[Seminar] The Informatics Philharmonic
■ 호스트: 김선 교수 (x7280, 02-880-7280)
■ 문의: 생물정보 및 생명정보 연구실, 안홍렬 (x1784)
I will discuss and demonstrate my musical accompaniment system, the Informatics Philharmonic, which plays an orchestral accompaniment that listens to, follows, and learns from a live soloist. The system is formed of three interacting components: Listen, Predict, and Play. The Listen component uses a hidden Markov model that performs an ongoing match between the incoming audio data from the soloist and the musical score, which is known to the system. The system periodically detects that notes have occurred, treating these as observed variables in the Predict component --- a Kalman-filter-like model that governs the musical timing of the performance. Using this model, the system predicts when future accompaniment events will occur and schedules them accordingly. The Play component generates the outgoing audio by performing time stretching on a prerecorded orchestral accompaniment. This component is driven by the accompaniment times resulting from the Predict model, foll owed like a trail of breadcrumbs, which are continually changing as the model acquires new information. The Predict component is trained through a series of rehearsals to anticipate and better follow the soloist's expressive gestures and tempo changes. The talk includes a live demonstration of the system with myself playing the oboe on some short pieces or excerpts. I will also show a video that demonstrates the way the system reasons in real-time, continually setting a future course and modifying the course as the soloist plays.

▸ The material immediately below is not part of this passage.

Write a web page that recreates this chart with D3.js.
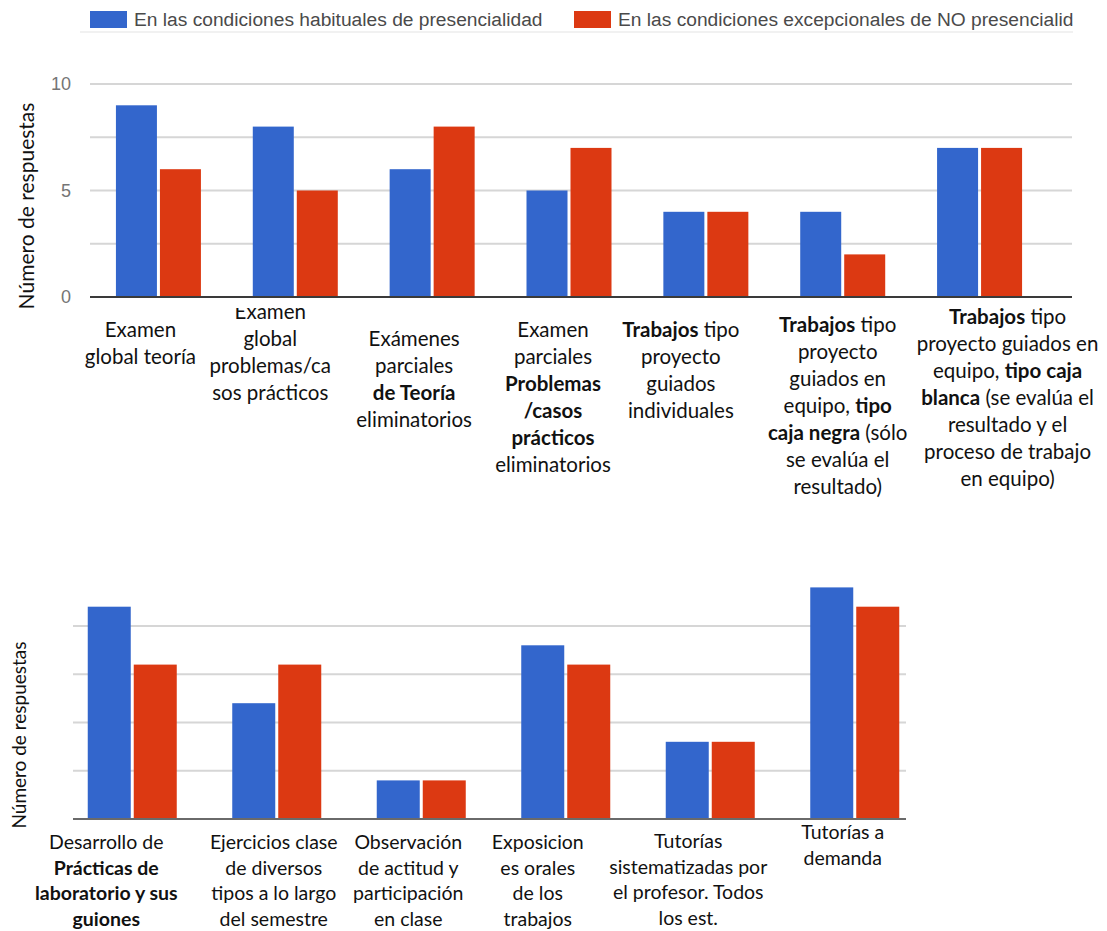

Christopher Raphael is a professor of computer science in the School of Informatics and Computing at Indiana University, where he heads the Music Informatics program. He received his PhD in Applied Mathematics from Brown University and worked in speech and language processing at BBN before beginning his academic career. His research interests include probabilistic modelling, belief networks, and reasoning under uncertainty, with a strong focus on applications. These include recognition problems such as audio recognition, optical music recognition, as well as the modelling of musical structure and expression. Before beginning his academic career he was a professional oboist. He appeared as soloist with the San Francisco Symphony, was a fellow at Tanglewood, and soloed with the Santa Cruz Symphony on several occasions. His academic career has been driven by the goal to combine these scientific and musical interests in various ways.